2) Agreed on the arbitrariness and contingency of most (all?) institutions, but I would simply add that I don't believe that the arbitrariness or contingency are the whole story. As with evolution, the particular solution to a set of problems we end up with (say, four limbs with five digits each) is arbitrary, but it was arbitrary within bounds - to solve the problems of locomotion and manipulation of our environment, we needed some kind of physical arrangement to handle that. The existence of exoskeletons, tentacles, and so forth is proof that other arbitrary solutions exist within the possible set of solutions, but a possible solution that didn't meet the needs of survival would be outside it. Likewise, various economic and social arrangements can arise and have arisen to deal with various circumstances, but something that works great in a tropical jungle might not work in a cold steppe, and so forth.
3) Fair enough on not being a "step-by-step," but such stories and analysis might help us in coming up with alternatives to try out and ways of evaluating success or lack thereof.

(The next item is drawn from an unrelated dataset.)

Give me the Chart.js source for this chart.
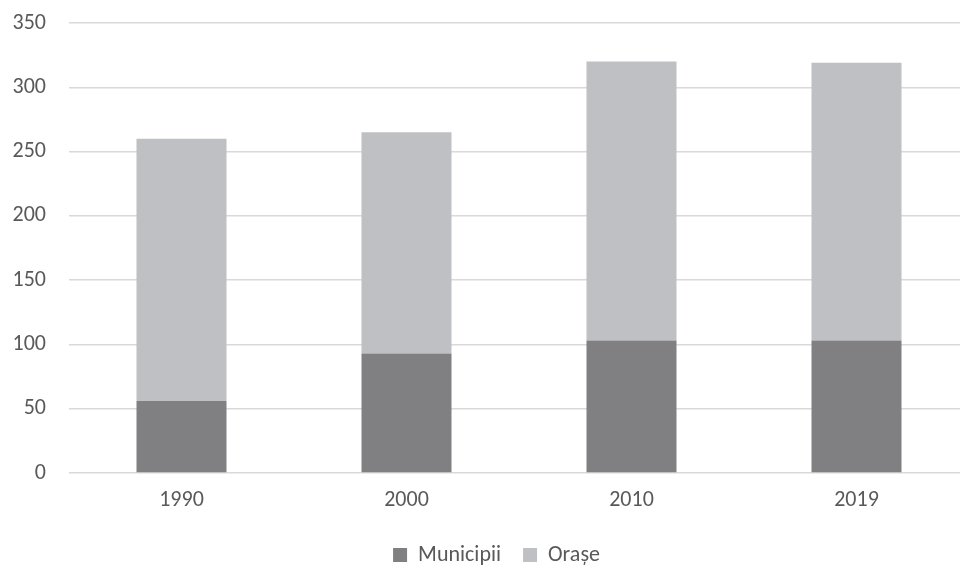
<!DOCTYPE html>
<html>
<head>
<meta charset="utf-8">
<script src="https://cdn.jsdelivr.net/npm/chart.js@4.4.1/dist/chart.umd.min.js"></script>
<style>
html,body{margin:0;padding:0;background:#fff;overflow:hidden;width:960px;height:569px;}
canvas{display:block;}
</style>
</head>
<body>
<canvas id="c" width="980" height="576" style="width:980px;height:576px"></canvas>
<script>
const categories = ['1990', '2000', '2010', '2019'];
const municipii = [56, 93, 103, 103];
const orase = [204, 172, 217, 216];
const yTicks = [0, 50, 100, 150, 200, 250, 300, 350];

const FONT = 'Carlito, Calibri, Lato, sans-serif';
const TXT = '#595959';

const legendShift = {
  id: 'legendShift',
  afterLayout(chart) {
    if (chart.legend) { chart.legend.left += 12; chart.legend.right += 12; }
  }
};

new Chart(document.getElementById('c'), {
  type: 'bar',
  data: {
    labels: categories,
    datasets: [
      { label: 'Municipii', data: municipii, backgroundColor: '#808083', barPercentage: 0.4, categoryPercentage: 1.0 },
      { label: 'Orașe', data: orase, backgroundColor: '#bfc0c3', barPercentage: 0.4, categoryPercentage: 1.0 }
    ]
  },
  plugins: [legendShift],
  options: {
    responsive: false,
    devicePixelRatio: 1,
    animation: false,
    layout: { padding: { left: 0, right: 11, top: 23, bottom: 0 } },
    plugins: {
      tooltip: { enabled: false },
      legend: {
        position: 'bottom',
        labels: { font: { family: FONT, size: 22 }, color: TXT, boxWidth: 14, boxHeight: 14, padding: 22 }
      }
    },
    scales: {
      x: {
        stacked: true,
        grid: { display: false, drawTicks: false },
        border: { display: false },
        ticks: { font: { family: FONT, size: 22 }, color: TXT, padding: 14 },
        afterFit: s => { s.height = 49; }
      },
      y: {
        stacked: true,
        min: 0, max: 350,
        afterBuildTicks: s => { s.ticks = yTicks.map(v => ({ value: v })); },
        grid: { color: '#d9d9d9', lineWidth: 1.5, drawTicks: true, tickLength: 23, tickColor: 'rgba(0,0,0,0)' },
        border: { display: false },
        ticks: { font: { family: FONT, size: 22 }, color: TXT, padding: 0 },
        afterFit: s => { s.width = 69; }
      }
    }
  }
});
</script>
</body>
</html>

4) Yes, exactly! The practice and doing are the essential part, and assumed within that approach is that you get "outcomes" besides the physically obvious. I think it's reductive and ultimately unhelpful to consider religion purely as an answer to social and physical difficulties (such as the whole "kosher law is a way to avoid food-borne illnesses"), but answering such social and physical difficulties might be part of what makes certain practices stick, in addition to the spiritual outcomes they produce. A tribe that has wonderfully rich relationships with its Gods but starves to death won't be around to pass those practices on, for example.
5) Hmmm, I don't know if egregores would fit into my definition, in part because I still don't understand the term well enough to evaluate. Certainly it seems that some of the things that develop their own egregores (like a nation) would fit my definition, and the fact that it has a more-or-less helpful egregore would likely be part of what makes it work well, but my current understanding is that egregores are more, as you allude to, emergent from underlying mechanisms, rather than standalone, but I could be way off here.
Thanks again for your thoughtful response!